▶ [Given instruction]:
Leave the pictures out, and retype all of the material exactly as written.

▶ [Given material]:
/---
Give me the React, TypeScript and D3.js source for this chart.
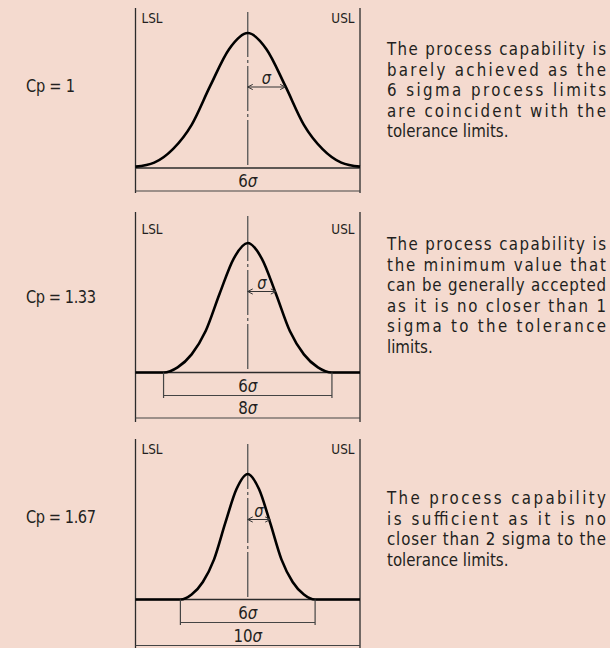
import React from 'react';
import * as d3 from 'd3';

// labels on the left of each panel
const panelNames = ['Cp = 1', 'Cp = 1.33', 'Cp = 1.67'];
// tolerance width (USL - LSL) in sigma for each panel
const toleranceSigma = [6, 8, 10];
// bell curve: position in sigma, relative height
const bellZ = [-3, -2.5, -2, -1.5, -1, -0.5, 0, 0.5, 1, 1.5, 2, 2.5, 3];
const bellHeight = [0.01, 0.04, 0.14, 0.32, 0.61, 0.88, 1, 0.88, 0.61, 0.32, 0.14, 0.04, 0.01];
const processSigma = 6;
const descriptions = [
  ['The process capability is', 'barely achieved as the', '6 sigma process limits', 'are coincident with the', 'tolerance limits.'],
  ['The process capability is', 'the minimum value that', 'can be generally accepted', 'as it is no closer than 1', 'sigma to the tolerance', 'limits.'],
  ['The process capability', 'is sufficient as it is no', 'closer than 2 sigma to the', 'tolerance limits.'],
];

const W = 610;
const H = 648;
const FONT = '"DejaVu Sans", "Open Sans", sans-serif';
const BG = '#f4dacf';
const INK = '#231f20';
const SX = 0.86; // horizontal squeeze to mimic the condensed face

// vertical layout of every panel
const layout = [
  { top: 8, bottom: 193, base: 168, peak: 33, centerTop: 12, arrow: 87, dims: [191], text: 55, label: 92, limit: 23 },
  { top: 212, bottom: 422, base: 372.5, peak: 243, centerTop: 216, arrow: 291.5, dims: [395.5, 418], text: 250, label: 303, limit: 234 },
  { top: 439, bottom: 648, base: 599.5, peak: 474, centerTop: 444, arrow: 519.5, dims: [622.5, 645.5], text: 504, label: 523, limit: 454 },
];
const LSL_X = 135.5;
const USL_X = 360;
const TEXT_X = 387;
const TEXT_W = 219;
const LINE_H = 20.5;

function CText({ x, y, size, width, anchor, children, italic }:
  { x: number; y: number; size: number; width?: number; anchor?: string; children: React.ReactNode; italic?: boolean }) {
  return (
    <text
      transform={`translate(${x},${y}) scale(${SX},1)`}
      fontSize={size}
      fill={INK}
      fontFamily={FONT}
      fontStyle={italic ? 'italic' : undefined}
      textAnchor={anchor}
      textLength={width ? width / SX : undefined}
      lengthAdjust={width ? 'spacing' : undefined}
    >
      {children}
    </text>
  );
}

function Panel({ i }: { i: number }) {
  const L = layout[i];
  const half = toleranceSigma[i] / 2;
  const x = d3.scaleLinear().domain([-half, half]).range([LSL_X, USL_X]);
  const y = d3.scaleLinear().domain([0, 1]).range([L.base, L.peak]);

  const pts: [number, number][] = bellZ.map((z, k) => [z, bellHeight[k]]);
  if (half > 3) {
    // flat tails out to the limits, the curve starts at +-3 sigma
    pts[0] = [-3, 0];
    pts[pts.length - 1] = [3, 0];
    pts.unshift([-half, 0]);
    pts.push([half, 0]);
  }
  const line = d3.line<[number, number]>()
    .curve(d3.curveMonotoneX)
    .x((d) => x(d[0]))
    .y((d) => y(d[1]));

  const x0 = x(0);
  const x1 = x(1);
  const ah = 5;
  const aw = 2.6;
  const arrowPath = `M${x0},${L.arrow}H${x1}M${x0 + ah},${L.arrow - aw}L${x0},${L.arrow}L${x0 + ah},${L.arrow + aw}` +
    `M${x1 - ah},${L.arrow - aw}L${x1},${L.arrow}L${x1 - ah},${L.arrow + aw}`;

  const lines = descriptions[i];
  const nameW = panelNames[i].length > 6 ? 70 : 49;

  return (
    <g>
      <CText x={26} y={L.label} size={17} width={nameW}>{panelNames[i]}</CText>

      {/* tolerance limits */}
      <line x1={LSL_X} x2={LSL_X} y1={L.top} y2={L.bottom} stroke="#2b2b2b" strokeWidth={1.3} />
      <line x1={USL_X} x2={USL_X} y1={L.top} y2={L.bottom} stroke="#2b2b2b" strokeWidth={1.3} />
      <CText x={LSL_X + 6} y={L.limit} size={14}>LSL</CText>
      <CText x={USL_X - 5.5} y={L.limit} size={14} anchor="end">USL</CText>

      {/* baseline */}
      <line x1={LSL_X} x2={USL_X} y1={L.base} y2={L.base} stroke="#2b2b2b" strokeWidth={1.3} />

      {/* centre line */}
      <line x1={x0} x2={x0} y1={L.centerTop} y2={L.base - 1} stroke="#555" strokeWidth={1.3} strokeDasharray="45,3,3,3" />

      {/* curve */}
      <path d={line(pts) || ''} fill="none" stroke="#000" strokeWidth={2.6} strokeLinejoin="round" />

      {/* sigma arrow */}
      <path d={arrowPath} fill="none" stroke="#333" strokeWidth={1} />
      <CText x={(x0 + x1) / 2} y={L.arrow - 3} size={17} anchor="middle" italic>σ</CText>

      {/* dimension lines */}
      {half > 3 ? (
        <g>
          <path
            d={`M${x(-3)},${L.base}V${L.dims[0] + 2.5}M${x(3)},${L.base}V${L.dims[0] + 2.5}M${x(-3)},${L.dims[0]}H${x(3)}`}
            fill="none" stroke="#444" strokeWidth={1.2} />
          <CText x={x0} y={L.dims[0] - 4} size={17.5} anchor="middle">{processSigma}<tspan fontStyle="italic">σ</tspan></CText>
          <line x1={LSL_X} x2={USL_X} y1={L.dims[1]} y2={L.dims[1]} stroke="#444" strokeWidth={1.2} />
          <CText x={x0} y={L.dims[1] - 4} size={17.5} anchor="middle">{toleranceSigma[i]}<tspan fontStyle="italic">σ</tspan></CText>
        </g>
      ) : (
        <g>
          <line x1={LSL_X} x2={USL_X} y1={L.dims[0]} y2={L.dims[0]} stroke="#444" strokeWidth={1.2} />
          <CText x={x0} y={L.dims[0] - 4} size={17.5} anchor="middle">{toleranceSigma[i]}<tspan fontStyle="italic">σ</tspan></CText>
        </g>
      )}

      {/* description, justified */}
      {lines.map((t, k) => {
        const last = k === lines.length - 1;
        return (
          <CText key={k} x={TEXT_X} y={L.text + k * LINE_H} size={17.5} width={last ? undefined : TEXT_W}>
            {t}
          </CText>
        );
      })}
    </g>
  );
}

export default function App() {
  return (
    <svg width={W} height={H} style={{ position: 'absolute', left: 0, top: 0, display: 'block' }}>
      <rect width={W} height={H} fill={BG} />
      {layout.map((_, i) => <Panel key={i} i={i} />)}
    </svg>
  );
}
\---
▶ [Answer to this problem]:
Give me the React, TypeScript and D3.js source for this chart.
import React from 'react';
import * as d3 from 'd3';

// labels on the left of each panel
const panelNames = ['Cp = 1', 'Cp = 1.33', 'Cp = 1.67'];
// tolerance width (USL - LSL) in sigma for each panel
const toleranceSigma = [6, 8, 10];
// bell curve: position in sigma, relative height
const bellZ = [-3, -2.5, -2, -1.5, -1, -0.5, 0, 0.5, 1, 1.5, 2, 2.5, 3];
const bellHeight = [0.01, 0.04, 0.14, 0.32, 0.61, 0.88, 1, 0.88, 0.61, 0.32, 0.14, 0.04, 0.01];
const processSigma = 6;
const descriptions = [
  ['The process capability is', 'barely achieved as the', '6 sigma process limits', 'are coincident with the', 'tolerance limits.'],
  ['The process capability is', 'the minimum value that', 'can be generally accepted', 'as it is no closer than 1', 'sigma to the tolerance', 'limits.'],
  ['The process capability', 'is sufficient as it is no', 'closer than 2 sigma to the', 'tolerance limits.'],
];

const W = 610;
const H = 648;
const FONT = '"DejaVu Sans", "Open Sans", sans-serif';
const BG = '#f4dacf';
const INK = '#231f20';
const SX = 0.86; // horizontal squeeze to mimic the condensed face

// vertical layout of every panel
const layout = [
  { top: 8, bottom: 193, base: 168, peak: 33, centerTop: 12, arrow: 87, dims: [191], text: 55, label: 92, limit: 23 },
  { top: 212, bottom: 422, base: 372.5, peak: 243, centerTop: 216, arrow: 291.5, dims: [395.5, 418], text: 250, label: 303, limit: 234 },
  { top: 439, bottom: 648, base: 599.5, peak: 474, centerTop: 444, arrow: 519.5, dims: [622.5, 645.5], text: 504, label: 523, limit: 454 },
];
const LSL_X = 135.5;
const USL_X = 360;
const TEXT_X = 387;
const TEXT_W = 219;
const LINE_H = 20.5;

function CText({ x, y, size, width, anchor, children, italic }:
  { x: number; y: number; size: number; width?: number; anchor?: string; children: React.ReactNode; italic?: boolean }) {
  return (
    <text
      transform={`translate(${x},${y}) scale(${SX},1)`}
      fontSize={size}
      fill={INK}
      fontFamily={FONT}
      fontStyle={italic ? 'italic' : undefined}
      textAnchor={anchor}
      textLength={width ? width / SX : undefined}
      lengthAdjust={width ? 'spacing' : undefined}
    >
      {children}
    </text>
  );
}

function Panel({ i }: { i: number }) {
  const L = layout[i];
  const half = toleranceSigma[i] / 2;
  const x = d3.scaleLinear().domain([-half, half]).range([LSL_X, USL_X]);
  const y = d3.scaleLinear().domain([0, 1]).range([L.base, L.peak]);

  const pts: [number, number][] = bellZ.map((z, k) => [z, bellHeight[k]]);
  if (half > 3) {
    // flat tails out to the limits, the curve starts at +-3 sigma
    pts[0] = [-3, 0];
    pts[pts.length - 1] = [3, 0];
    pts.unshift([-half, 0]);
    pts.push([half, 0]);
  }
  const line = d3.line<[number, number]>()
    .curve(d3.curveMonotoneX)
    .x((d) => x(d[0]))
    .y((d) => y(d[1]));

  const x0 = x(0);
  const x1 = x(1);
  const ah = 5;
  const aw = 2.6;
  const arrowPath = `M${x0},${L.arrow}H${x1}M${x0 + ah},${L.arrow - aw}L${x0},${L.arrow}L${x0 + ah},${L.arrow + aw}` +
    `M${x1 - ah},${L.arrow - aw}L${x1},${L.arrow}L${x1 - ah},${L.arrow + aw}`;

  const lines = descriptions[i];
  const nameW = panelNames[i].length > 6 ? 70 : 49;

  return (
    <g>
      <CText x={26} y={L.label} size={17} width={nameW}>{panelNames[i]}</CText>

      {/* tolerance limits */}
      <line x1={LSL_X} x2={LSL_X} y1={L.top} y2={L.bottom} stroke="#2b2b2b" strokeWidth={1.3} />
      <line x1={USL_X} x2={USL_X} y1={L.top} y2={L.bottom} stroke="#2b2b2b" strokeWidth={1.3} />
      <CText x={LSL_X + 6} y={L.limit} size={14}>LSL</CText>
      <CText x={USL_X - 5.5} y={L.limit} size={14} anchor="end">USL</CText>

      {/* baseline */}
      <line x1={LSL_X} x2={USL_X} y1={L.base} y2={L.base} stroke="#2b2b2b" strokeWidth={1.3} />

      {/* centre line */}
      <line x1={x0} x2={x0} y1={L.centerTop} y2={L.base - 1} stroke="#555" strokeWidth={1.3} strokeDasharray="45,3,3,3" />

      {/* curve */}
      <path d={line(pts) || ''} fill="none" stroke="#000" strokeWidth={2.6} strokeLinejoin="round" />

      {/* sigma arrow */}
      <path d={arrowPath} fill="none" stroke="#333" strokeWidth={1} />
      <CText x={(x0 + x1) / 2} y={L.arrow - 3} size={17} anchor="middle" italic>σ</CText>

      {/* dimension lines */}
      {half > 3 ? (
        <g>
          <path
            d={`M${x(-3)},${L.base}V${L.dims[0] + 2.5}M${x(3)},${L.base}V${L.dims[0] + 2.5}M${x(-3)},${L.dims[0]}H${x(3)}`}
            fill="none" stroke="#444" strokeWidth={1.2} />
          <CText x={x0} y={L.dims[0] - 4} size={17.5} anchor="middle">{processSigma}<tspan fontStyle="italic">σ</tspan></CText>
          <line x1={LSL_X} x2={USL_X} y1={L.dims[1]} y2={L.dims[1]} stroke="#444" strokeWidth={1.2} />
          <CText x={x0} y={L.dims[1] - 4} size={17.5} anchor="middle">{toleranceSigma[i]}<tspan fontStyle="italic">σ</tspan></CText>
        </g>
      ) : (
        <g>
          <line x1={LSL_X} x2={USL_X} y1={L.dims[0]} y2={L.dims[0]} stroke="#444" strokeWidth={1.2} />
          <CText x={x0} y={L.dims[0] - 4} size={17.5} anchor="middle">{toleranceSigma[i]}<tspan fontStyle="italic">σ</tspan></CText>
        </g>
      )}

      {/* description, justified */}
      {lines.map((t, k) => {
        const last = k === lines.length - 1;
        return (
          <CText key={k} x={TEXT_X} y={L.text + k * LINE_H} size={17.5} width={last ? undefined : TEXT_W}>
            {t}
          </CText>
        );
      })}
    </g>
  );
}

export default function App() {
  return (
    <svg width={W} height={H} style={{ position: 'absolute', left: 0, top: 0, display: 'block' }}>
      <rect width={W} height={H} fill={BG} />
      {layout.map((_, i) => <Panel key={i} i={i} />)}
    </svg>
  );
}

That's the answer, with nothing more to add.